America’s vulnerability to such an attack is growing. As the EMP Commission explained, our heavy - and mounting - dependence on high technology, from cellphones to laptops to GPS, makes the United States disproportionately vulnerable to the disruption that would result from an EMP event. The commission concluded its work in 2004 with a dire warning: “The current vulnerability of our critical infrastructures can both invite and reward attack if not corrected.”

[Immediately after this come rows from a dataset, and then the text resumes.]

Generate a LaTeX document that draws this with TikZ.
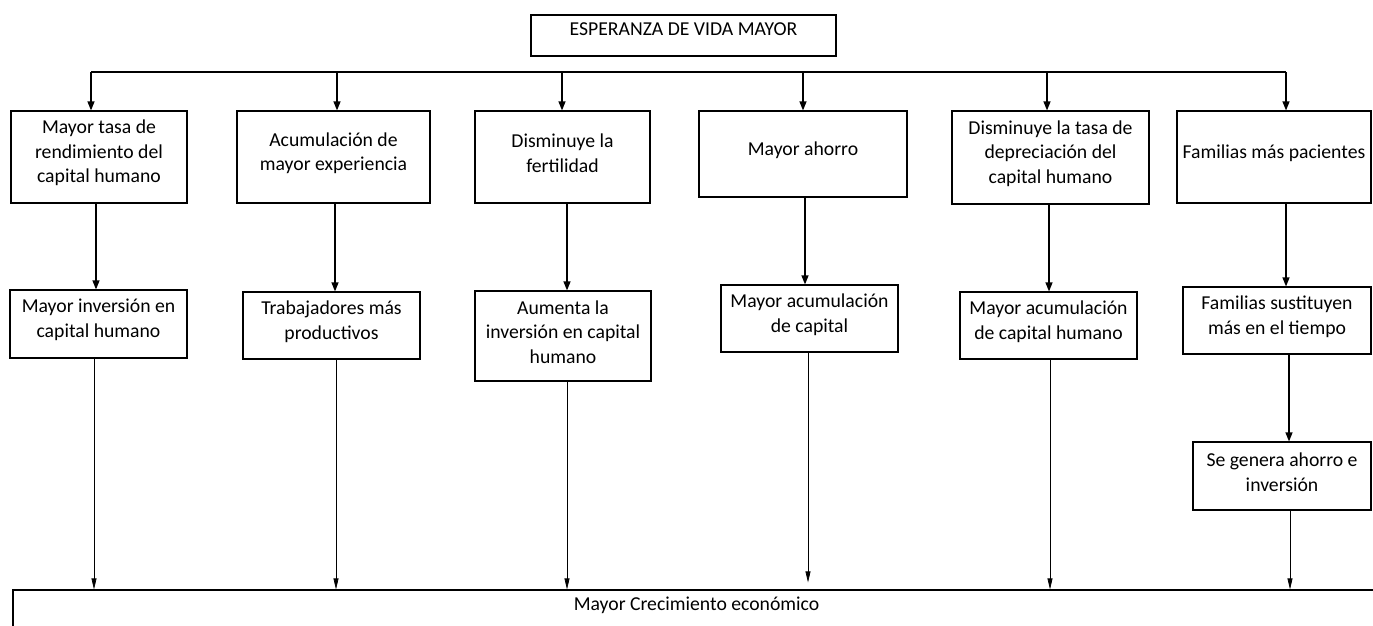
\documentclass[tikz,border=0pt]{standalone}
\usepackage{fontspec}
\setmainfont{Carlito}
\usetikzlibrary{arrows.meta}
\begin{document}
\begin{tikzpicture}[x=1pt, y=-1pt,
  box/.style={draw, line width=1.2pt, inner sep=0pt},
  txt/.style={align=center, inner sep=0pt, font=\fontsize{19.7}{24.5}\selectfont},
  mid/.style={txt, yshift=4pt},
  arr/.style={line width=1.2pt, -{Triangle[length=9pt,width=7pt]}},
  longarr/.style={line width=0.7pt, -{Triangle[length=11pt,width=5pt]}}]
  \useasboundingbox (0,0) rectangle (1373,625);

  % top
  \node[box, minimum width=305, minimum height=41, label={[txt,yshift=6pt]center:ESPERANZA DE VIDA MAYOR}] (vida) at (683.5,35.5) {};

  % first row
  \node[box, minimum width=176, minimum height=92, label={[mid]center:Mayor tasa de\\rendimiento del\\capital humano}] (1) at (99,157) {};
  \node[box, minimum width=193, minimum height=92, label={[mid]center:Acumulación de\\mayor experiencia}] (2) at (333.5,157) {};
  \node[box, minimum width=175, minimum height=92, label={[mid]center:Disminuye la\\fertilidad}] (3) at (562.5,157) {};
  \node[box, minimum width=208, minimum height=86, label={[mid]center:Mayor ahorro}] (4) at (803,154) {};
  \node[box, minimum width=197, minimum height=93, label={[mid]center:Disminuye la tasa de\\depreciación del\\capital humano}] (5) at (1050.5,157.5) {};
  \node[box, minimum width=194, minimum height=92, label={[mid]center:Familias más pacientes}] (6) at (1274,157) {};

  % second row
  \node[box, minimum width=177, minimum height=68, label={[mid]center:Mayor inversión en\\capital humano}] (1b) at (98.5,324) {};
  \node[box, minimum width=177, minimum height=67, label={[mid]center:Trabajadores más\\productivos}] (2b) at (331.5,325.5) {};
  \node[box, minimum width=176, minimum height=90, label={[mid]center:Aumenta la\\inversión en capital\\humano}] (3b) at (563,336) {};
  \node[box, minimum width=177, minimum height=67, label={[mid]center:Mayor acumulación\\de capital}] (4b) at (809.5,318.5) {};
  \node[box, minimum width=177, minimum height=67, label={[mid]center:Mayor acumulación\\de capital humano}] (5b) at (1048.5,325.5) {};
  \node[box, minimum width=188, minimum height=67, label={[mid]center:Familias sustituyen\\más en el tiempo}] (6b) at (1277,320.5) {};
  \node[box, minimum width=178, minimum height=68, label={[mid]center:Se genera ahorro e\\inversión}] (6c) at (1282,476) {};

  % bottom
  \node[box, minimum width=1367, minimum height=70, label={[txt,anchor=north,yshift=-7pt]north:Mayor Crecimiento económico}] (crec) at (696.5,625) {};

  % bus
  \coordinate (k1) at (91,72);
  \coordinate (k6) at (1286,72);
  \draw[line width=1.2pt] (k1) -- (k6);
  \foreach \n/\x in {1/91,2/337,3/562,4/803,5/1047,6/1286}
    \draw[arr] (k1 -| \x,0) -- (\n.north -| \x,0);

  \foreach \n/\x in {1/96,2/335,3/567,4/805,5/1049,6/1286}
    \draw[arr] (\n.south -| \x,0) -- (\n b.north -| \x,0);
  \draw[arr] (6b.south -| 1289,0) -- (6c.north -| 1289,0);

  \foreach \n/\x in {1b/94,2b/336,3b/567,5b/1050,6c/1290}
    \draw[longarr] (\n.south -| \x,0) -- (crec.north -| \x,0);
  \draw[longarr] (4b.south -| 808,0) -- ([yshift=7pt]crec.north -| 808,0);
\end{tikzpicture}
\end{document}
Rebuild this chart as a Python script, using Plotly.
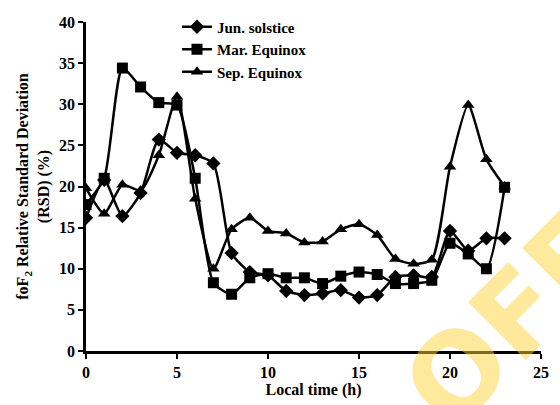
import plotly.graph_objects as go

# Local time (hours)
hours = list(range(24))

# foF2 relative standard deviation (%) per season
jun_solstice = [16.2, 20.8, 16.4, 19.2, 25.7, 24.1, 23.8, 22.8, 11.9, 9.6, 9.2, 7.3,
                6.8, 7.0, 7.4, 6.5, 6.8, 9.0, 9.2, 9.0, 14.6, 12.2, 13.7, 13.7]
mar_equinox = [17.8, 21.0, 34.4, 32.1, 30.2, 29.9, 21.0, 8.3, 6.9, 8.9, 9.4, 8.9,
               8.9, 8.2, 9.1, 9.6, 9.3, 8.2, 8.2, 8.6, 13.1, 11.8, 10.0, 19.9]
sep_equinox = [19.8, 16.7, 20.2, 19.5, 23.8, 30.9, 18.5, 10.0, 14.8, 16.2, 14.6, 14.3,
               13.2, 13.3, 14.8, 15.4, 14.1, 11.2, 10.6, 11.1, 22.4, 29.9, 23.3, 20.0]

x_ticks = [0, 5, 10, 15, 20, 25]
y_ticks = [0, 5, 10, 15, 20, 25, 30, 35, 40]

FONT = "Liberation Serif"

fig = go.Figure()
series = [
    ("Jun. solstice", jun_solstice, "diamond", 11),
    ("Mar. Equinox", mar_equinox, "square", 11),
    ("Sep. Equinox", sep_equinox, "triangle-up", 11),
]
for name, vals, sym, size in series:
    fig.add_trace(go.Scatter(
        x=hours, y=vals, name=name, mode="lines+markers",
        line=dict(color="black", width=2.5, shape="spline", smoothing=0.6),
        marker=dict(symbol=sym, size=size, color="black"),
    ))

axis_common = dict(
    showline=True, linecolor="black", linewidth=2.5,
    ticks="outside", ticklen=5, tickwidth=2, tickcolor="black",
    showgrid=False, zeroline=False,
    tickfont=dict(family=FONT, size=16, color="black", weight="bold"),
)

fig.update_layout(
    width=560, height=405,
    margin=dict(l=86, r=11, t=15, b=54),
    paper_bgcolor="white", plot_bgcolor="white",
    font=dict(family=FONT, color="black"),
    xaxis=dict(range=[0, 25], tickvals=x_ticks, **axis_common,
               title=dict(text="Local time (h)", standoff=2,
                          font=dict(family=FONT, size=16, color="black", weight="bold"))),
    yaxis=dict(range=[0, 40], tickvals=y_ticks, **axis_common,
               title=dict(text="foF<sub>2</sub> Relative Standard Deviation<br>(RSD) (%)",
                          standoff=6,
                          font=dict(family=FONT, size=16, color="black", weight="bold"))),
    legend=dict(x=0.2, y=1.035, xanchor="left", yanchor="top",
                bgcolor="rgba(0,0,0,0)", tracegroupgap=0,
                font=dict(family=FONT, size=15, color="black", weight="bold")),
    showlegend=True,
)

# Faint diagonal stamp in the lower right corner
fig.add_annotation(
    xref="paper", yref="paper", x=0.935, y=0.098,
    xanchor="center", yanchor="middle",
    text="OFF", showarrow=False, textangle=-45, opacity=0.5,
    font=dict(family="DejaVu Sans", size=112, color="rgb(255,212,60)", weight="bold"),
)

fig.write_html("out.html")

This fact has not gone unnoticed. A number of rogue states and strategic competitors are actively investing in the development of precisely this sort of capability. Thus, Russia, which during the Cold War carried out extensive experiments relating to EMP, has actively contemplated its use on a number of occasions since the Soviet collapse. China, too, is investing in EMP weapons as part of its “assassin’s mace” - an asymmetric military arsenal through which Beijing seeks to challenge U.S. primacy in the Asia-Pacific region. North Korea, for its part, is believed to have tested a “super-EMP” weapon powerful enough to create massive disruption in the continental United States back in 2009. Iran, which carried out EMP-related ballistic-missile tests in the Caspian Sea in the late 1990s, has since publicly explored the possibility of using such a capability against America.

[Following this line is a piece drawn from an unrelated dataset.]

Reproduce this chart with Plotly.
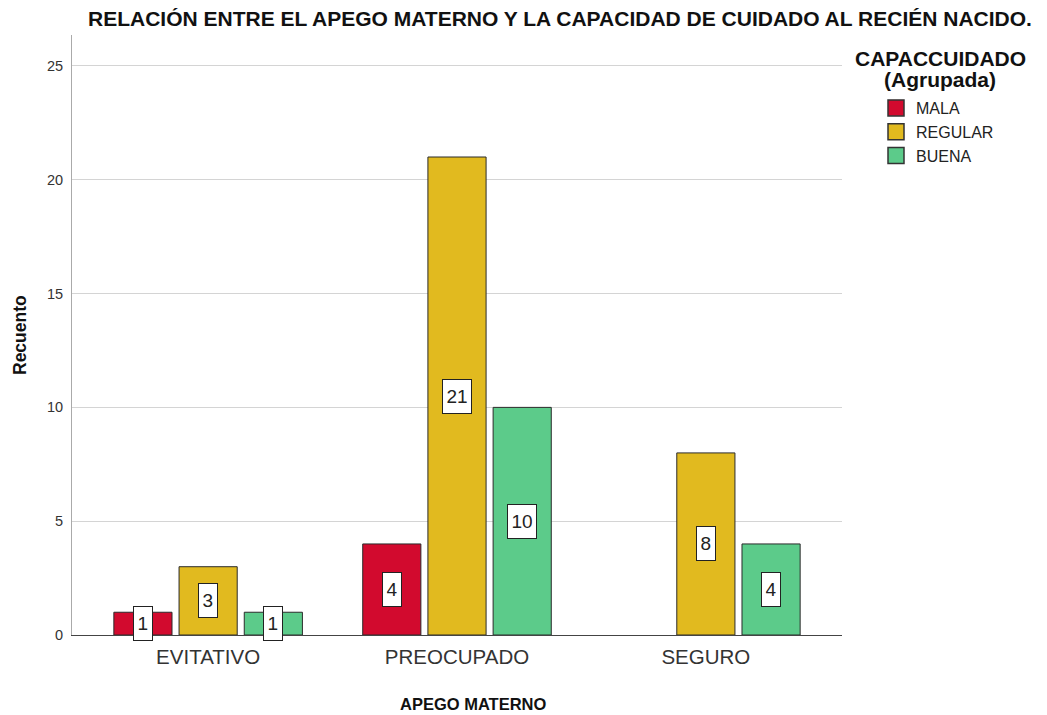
import plotly.graph_objects as go

categories = ["EVITATIVO", "PREOCUPADO", "SEGURO"]
series_names = ["MALA", "REGULAR", "BUENA"]
mala = [1, 4, None]
regular = [3, 21, 8]
buena = [1, 10, 4]
colors = ["#D20A2E", "#E1BA1F", "#5CCB8A"]
y_ticks = [0, 5, 10, 15, 20, 25]
legend_title_lines = ["CAPACCUIDADO", "(Agrupada)"]

series = [mala, regular, buena]

# the page body has an 8px margin; figure coordinates are page - 8
OFF = 8
W, H = 1047 - OFF, 715 - OFF
ml, mt = 72 - OFF, 35 - OFF
mr = W - (842 - OFF)
mb = H - (635 - OFF)
pw = W - ml - mr
ph = H - mt - mb
x_range = [-0.547, 2.547]
bargap = 0.214
slot = (1 - bargap) / len(series)
FONT = "Liberation Sans, Arial"

fig = go.Figure()
for name, vals, col in zip(series_names, series, colors):
    fig.add_trace(go.Bar(
        x=categories, y=vals, name=name, legendgroup=name, showlegend=False,
        marker=dict(color=col, line=dict(color="#2b2b2b", width=1)),
        hoverinfo="x+y+name",
    ))
# legend entries with larger square swatches
for name, col in zip(series_names, colors):
    fig.add_trace(go.Scatter(
        x=[None], y=[None], mode="markers", name=name, legendgroup=name,
        marker=dict(symbol="square", size=16, color=col,
                    line=dict(color="#333333", width=1.5)),
        hoverinfo="skip",
    ))

annotations = []
for i, vals in enumerate(series):
    for ci, v in enumerate(vals):
        if v is None:
            continue
        annotations.append(dict(
            x=ci + (i - (len(series) - 1) / 2) * slot, y=v / 2,
            xref="x", yref="y", text=str(v), showarrow=False,
            font=dict(family=FONT, size=19, color="#222222"),
            bgcolor="white", bordercolor="#222222", borderwidth=1,
            borderpad=3.5, height=26,
        ))

# axis titles
annotations.append(dict(
    x=-(72 - 20) / pw, y=0.5, xref="paper", yref="paper",
    text="<b>Recuento</b>", textangle=-90, showarrow=False,
    font=dict(family=FONT, size=17.5, color="#111111"),
    xanchor="center", yanchor="middle",
))
annotations.append(dict(
    x=(473 - 72) / pw, y=-(704 - 635) / ph,
    xref="paper", yref="paper",
    text="<b>APEGO MATERNO</b>", showarrow=False,
    font=dict(family=FONT, size=16.5, color="#111111"),
    xanchor="center", yanchor="middle",
))
# legend title (two lines, centred)
for k, (line, yc) in enumerate(zip(legend_title_lines, [58, 80])):
    annotations.append(dict(
        x=(940 - 72) / pw, y=1 + (35 - yc) / ph,
        xref="paper", yref="paper",
        text="<b>" + line + "</b>", showarrow=False,
        font=dict(family=FONT, size=21, color="#111111"),
        xanchor="center", yanchor="middle", align="center",
    ))

fig.update_layout(
    width=W, height=H,
    margin=dict(l=ml, r=mr, t=mt, b=mb),
    paper_bgcolor="white", plot_bgcolor="white",
    barmode="group", bargap=bargap, bargroupgap=0.108,
    title=dict(
        text="<b>RELACIÓN ENTRE EL APEGO MATERNO Y LA CAPACIDAD DE CUIDADO AL RECIÉN NACIDO.</b>",
        x=(88 - OFF) / W, xanchor="left", xref="container",
        y=1 - (19 - OFF) / H, yanchor="middle", yref="container",
        font=dict(family=FONT, size=21, color="#111111"),
    ),
    font=dict(family=FONT, color="#222222"),
    legend=dict(
        x=(876 - 72) / pw, xanchor="left", y=1 + (35 - 91) / ph, yanchor="top",
        font=dict(family=FONT, size=16, color="#222222"),
        tracegroupgap=0, itemwidth=30, itemsizing="trace",
        bgcolor="rgba(0,0,0,0)",
    ),
    annotations=annotations,
    xaxis=dict(
        type="category", range=x_range, showgrid=False,
        showline=True, linecolor="#444444", linewidth=1,
        ticks="", tickfont=dict(family=FONT, size=20.5, color="#333333"),
        ticklabelstandoff=3,
        fixedrange=True,
    ),
    yaxis=dict(
        range=[0, 26.36], tickvals=y_ticks, ticktext=[str(t) for t in y_ticks],
        showgrid=True, gridcolor="#D4D4D4", gridwidth=1,
        showline=True, linecolor="#AAAAAA", linewidth=1,
        zeroline=False, ticks="",
        tickfont=dict(family=FONT, size=14.5, color="#333333"),
        ticklabelstandoff=5,
    ),
)

fig.write_html("out.html")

The United States, meanwhile, is only marginally closer to remedying its vulnerability to EMP than it was in 2004. The George W. Bush administration did not take decisive action to systematically harden critical infrastructure and assets against electromagnetic pulse. Neither has Team Obama, which has ignored the issue as a matter of public policy almost entirely since taking office. Indeed, it has made America’s vulnerability worse because its September 2009 missile defense plan pushes off serious additional investments in technologies of the kind that could help neutralize a nuclear EMP attack on the U.S. homeland until 2016 - or significantly later.
Congress at least has attempted to do more. A number of lawmakers, notably Rep. Roscoe G. Bartlett, Maryland Republican, and Rep. Trent Franks, Arizona Republican, have emerged as vocal advocates of robust defense against EMP, and a legislative vehicle - the SHIELD Act - even has been crafted for it. But the SHIELD Act has languished in the House since being introduced back in February, and no fresh movement is on the horizon. Defense against electromagnetic pulse, in other words, was and remains an unfunded mandate.

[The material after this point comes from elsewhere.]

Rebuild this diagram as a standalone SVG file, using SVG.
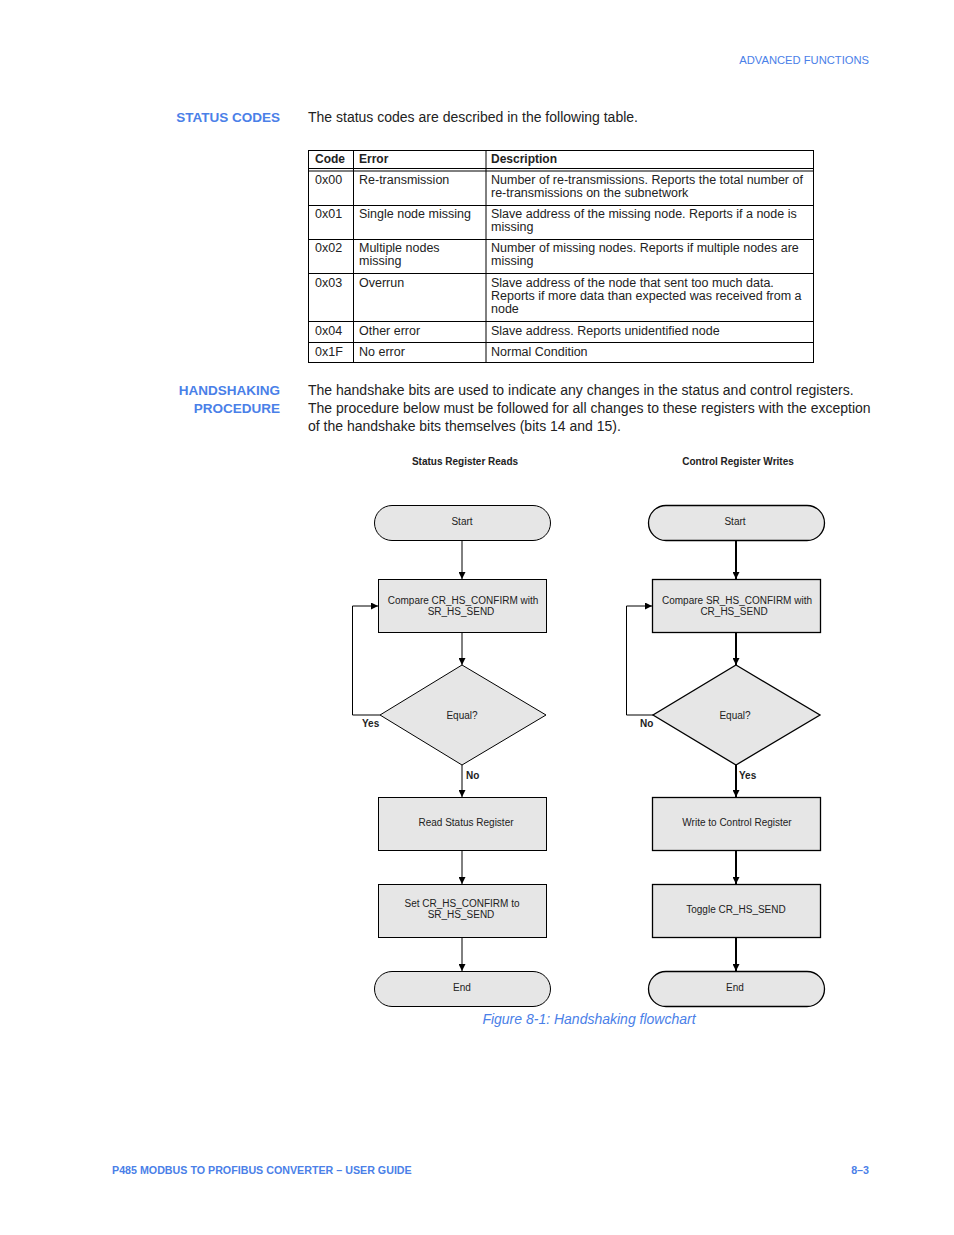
<svg xmlns="http://www.w3.org/2000/svg" width="954" height="1235" viewBox="0 0 954 1235">
<defs>
<style>
text{font-family:"Liberation Sans",Arial,sans-serif;fill:#222}
.blue{fill:#4a80e8}
.hd{font-weight:bold;font-size:13.5px}
.body{font-size:14px}
.tb{font-size:12.5px}
.th{font-size:12px;font-weight:bold}
.fc{font-size:10px;text-anchor:middle}
.lbl{font-size:10px;font-weight:bold}
.node{fill:#e6e6e6;stroke:#000;stroke-width:1}
.nodeR{fill:#e6e6e6;stroke:#000;stroke-width:1.3}
.grid{stroke:#000;stroke-width:1;fill:none}
.c1{stroke:#000;stroke-width:1;fill:none}
.c2{stroke:#000;stroke-width:2;fill:none}
</style>
<marker id="ah" viewBox="0 0 10 10" refX="10" refY="5" markerWidth="7" markerHeight="7" markerUnits="userSpaceOnUse" orient="auto"><path d="M0,0 L10,5 L0,10 z" fill="#000"/></marker>
</defs>
<rect width="954" height="1235" fill="#fff"/>
<text x="869" y="64" class="blue" font-size="11.2" text-anchor="end">ADVANCED FUNCTIONS</text>
<text x="280" y="122" class="blue hd" text-anchor="end">STATUS CODES</text>
<text x="308" y="122" class="body">The status codes are described in the following table.</text>

<g id="table">
<rect x="308.5" y="150.5" width="505" height="212" class="grid"/>
<line x1="308" y1="168.5" x2="813" y2="168.5" class="grid"/>
<line x1="308" y1="171" x2="813" y2="171" class="grid"/>
<line x1="353.5" y1="150" x2="353.5" y2="363" class="grid"/>
<line x1="486" y1="150" x2="486" y2="363" class="grid"/>
<line x1="308" y1="205.5" x2="813" y2="205.5" class="grid"/>
<line x1="308" y1="239.5" x2="813" y2="239.5" class="grid"/>
<line x1="308" y1="273.5" x2="813" y2="273.5" class="grid"/>
<line x1="308" y1="321.5" x2="813" y2="321.5" class="grid"/>
<line x1="308" y1="342.5" x2="813" y2="342.5" class="grid"/>
<text x="315" y="163" class="th">Code</text>
<text x="359" y="163" class="th">Error</text>
<text x="491" y="163" class="th">Description</text>
<text x="315" y="184" class="tb">0x00</text>
<text x="359" y="184" class="tb">Re-transmission</text>
<text x="491" y="184" class="tb">Number of re-transmissions. Reports the total number of</text>
<text x="491" y="197" class="tb">re-transmissions on the subnetwork</text>
<text x="315" y="218" class="tb">0x01</text>
<text x="359" y="218" class="tb">Single node missing</text>
<text x="491" y="218" class="tb">Slave address of the missing node. Reports if a node is</text>
<text x="491" y="231" class="tb">missing</text>
<text x="315" y="252" class="tb">0x02</text>
<text x="359" y="252" class="tb">Multiple nodes</text>
<text x="359" y="265" class="tb">missing</text>
<text x="491" y="252" class="tb">Number of missing nodes. Reports if multiple nodes are</text>
<text x="491" y="265" class="tb">missing</text>
<text x="315" y="287" class="tb">0x03</text>
<text x="359" y="287" class="tb">Overrun</text>
<text x="491" y="287" class="tb">Slave address of the node that sent too much data.</text>
<text x="491" y="300" class="tb">Reports if more data than expected was received from a</text>
<text x="491" y="313" class="tb">node</text>
<text x="315" y="335" class="tb">0x04</text>
<text x="359" y="335" class="tb">Other error</text>
<text x="491" y="335" class="tb">Slave address. Reports unidentified node</text>
<text x="315" y="356" class="tb">0x1F</text>
<text x="359" y="356" class="tb">No error</text>
<text x="491" y="356" class="tb">Normal Condition</text>
</g>

<text x="280" y="395" class="blue hd" text-anchor="end">HANDSHAKING</text>
<text x="280" y="413" class="blue hd" text-anchor="end">PROCEDURE</text>
<text x="308" y="395" class="body">The handshake bits are used to indicate any changes in the status and control registers.</text>
<text x="308" y="413" class="body">The procedure below must be followed for all changes to these registers with the exception</text>
<text x="308" y="431" class="body">of the handshake bits themselves (bits 14 and 15).</text>

<text x="465" y="465" class="lbl" text-anchor="middle">Status Register Reads</text>
<text x="738" y="465" class="lbl" text-anchor="middle">Control Register Writes</text>

<g id="connectors">
<line x1="462" y1="540" x2="462" y2="579" class="c1" marker-end="url(#ah)"/>
<line x1="462" y1="632" x2="462" y2="665" class="c1" marker-end="url(#ah)"/>
<polyline points="380,715 352.5,715 352.5,606 378,606" class="c1" marker-end="url(#ah)"/>
<line x1="462" y1="765" x2="462" y2="797" class="c1" marker-end="url(#ah)"/>
<line x1="462" y1="850" x2="462" y2="884" class="c1" marker-end="url(#ah)"/>
<line x1="462" y1="937" x2="462" y2="971" class="c1" marker-end="url(#ah)"/>
<line x1="736" y1="540" x2="736" y2="579" class="c2" marker-end="url(#ah)"/>
<line x1="736" y1="632" x2="736" y2="665" class="c2" marker-end="url(#ah)"/>
<polyline points="653,715 626.5,715 626.5,606 652,606" class="c1" marker-end="url(#ah)"/>
<line x1="736" y1="765" x2="736" y2="797" class="c2" marker-end="url(#ah)"/>
<line x1="736" y1="850" x2="736" y2="884" class="c2" marker-end="url(#ah)"/>
<line x1="736" y1="937" x2="736" y2="971" class="c2" marker-end="url(#ah)"/>
<text x="362" y="727" class="lbl">Yes</text>
<text x="466" y="779" class="lbl">No</text>
<text x="640" y="727" class="lbl">No</text>
<text x="739" y="779" class="lbl">Yes</text>
</g>

<g id="l-start"><rect x="374.5" y="505.5" width="176" height="35" rx="17.5" class="node"/><text x="462" y="525" class="fc">Start</text></g>
<g id="l-compare"><rect x="378.5" y="579.5" width="168" height="53" class="node"/><text x="463" y="604" class="fc">Compare CR_HS_CONFIRM with</text><text x="461" y="615" class="fc">SR_HS_SEND</text></g>
<g id="l-equal"><polygon points="462,665 546,715 462,765 380,715" class="node"/><text x="462" y="719" class="fc">Equal?</text></g>
<g id="l-read"><rect x="378.5" y="797.5" width="168" height="53" class="node"/><text x="466" y="826" class="fc">Read Status Register</text></g>
<g id="l-set"><rect x="378.5" y="884.5" width="168" height="53" class="node"/><text x="462" y="907" class="fc">Set CR_HS_CONFIRM to</text><text x="461" y="918" class="fc">SR_HS_SEND</text></g>
<g id="l-end"><rect x="374.5" y="971.5" width="176" height="35" rx="17.5" class="node"/><text x="462" y="991" class="fc">End</text></g>

<g id="r-start"><rect x="648.5" y="505.5" width="176" height="35" rx="17.5" class="nodeR"/><text x="735" y="525" class="fc">Start</text></g>
<g id="r-compare"><rect x="652.5" y="579.5" width="168" height="53" class="nodeR"/><text x="737" y="604" class="fc">Compare SR_HS_CONFIRM with</text><text x="734" y="615" class="fc">CR_HS_SEND</text></g>
<g id="r-equal"><polygon points="736,665 820,715 736,765 653,715" class="nodeR"/><text x="735" y="719" class="fc">Equal?</text></g>
<g id="r-write"><rect x="652.5" y="797.5" width="168" height="53" class="nodeR"/><text x="737" y="826" class="fc">Write to Control Register</text></g>
<g id="r-toggle"><rect x="652.5" y="884.5" width="168" height="53" class="nodeR"/><text x="736" y="913" class="fc">Toggle CR_HS_SEND</text></g>
<g id="r-end"><rect x="648.5" y="971.5" width="176" height="35" rx="17.5" class="nodeR"/><text x="735" y="991" class="fc">End</text></g>

<text x="589" y="1024" class="blue" font-size="14" font-style="italic" text-anchor="middle">Figure 8-1: Handshaking flowchart</text>
<text x="112" y="1174" class="blue" font-size="10.7" font-weight="bold">P485 MODBUS TO PROFIBUS CONVERTER – USER GUIDE</text>
<text x="869" y="1174" class="blue" font-size="10.7" font-weight="bold" text-anchor="end">8–3</text>
</svg>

To be sure, the likelihood of an EMP attack on America remains remote. Conventional terrorism, even of the large-scale variety, is considerably more likely, and a biological or chemical event is marginally more so. Yet, if an EMP incident does occur, the costs would be astronomical. Commission Chairman William Graham, a former science adviser to President Reagan, told the House Armed Services Committee in 2008 that an EMP attack had the potential to devastate the country’s electronic infrastructure to such a degree that it would no longer be capable of sustaining the country’s population.
Such a cataclysm, however, can be prevented with the necessary investments in hardening, infrastructure protection and redundancy in key sectors (from finance to electricity to water supply). As Mr. Graham told lawmakers at the time, “Correction is feasible and well within the nation’s means and resources to accomplish.”
That the U.S. government has not yet done so amounts to a serious dereliction of duty. The next U.S. president will need to recognize this dangerous vulnerability - and move decisively to address it.
Ilan Berman is vice president of the American Foreign Policy Council in Washington.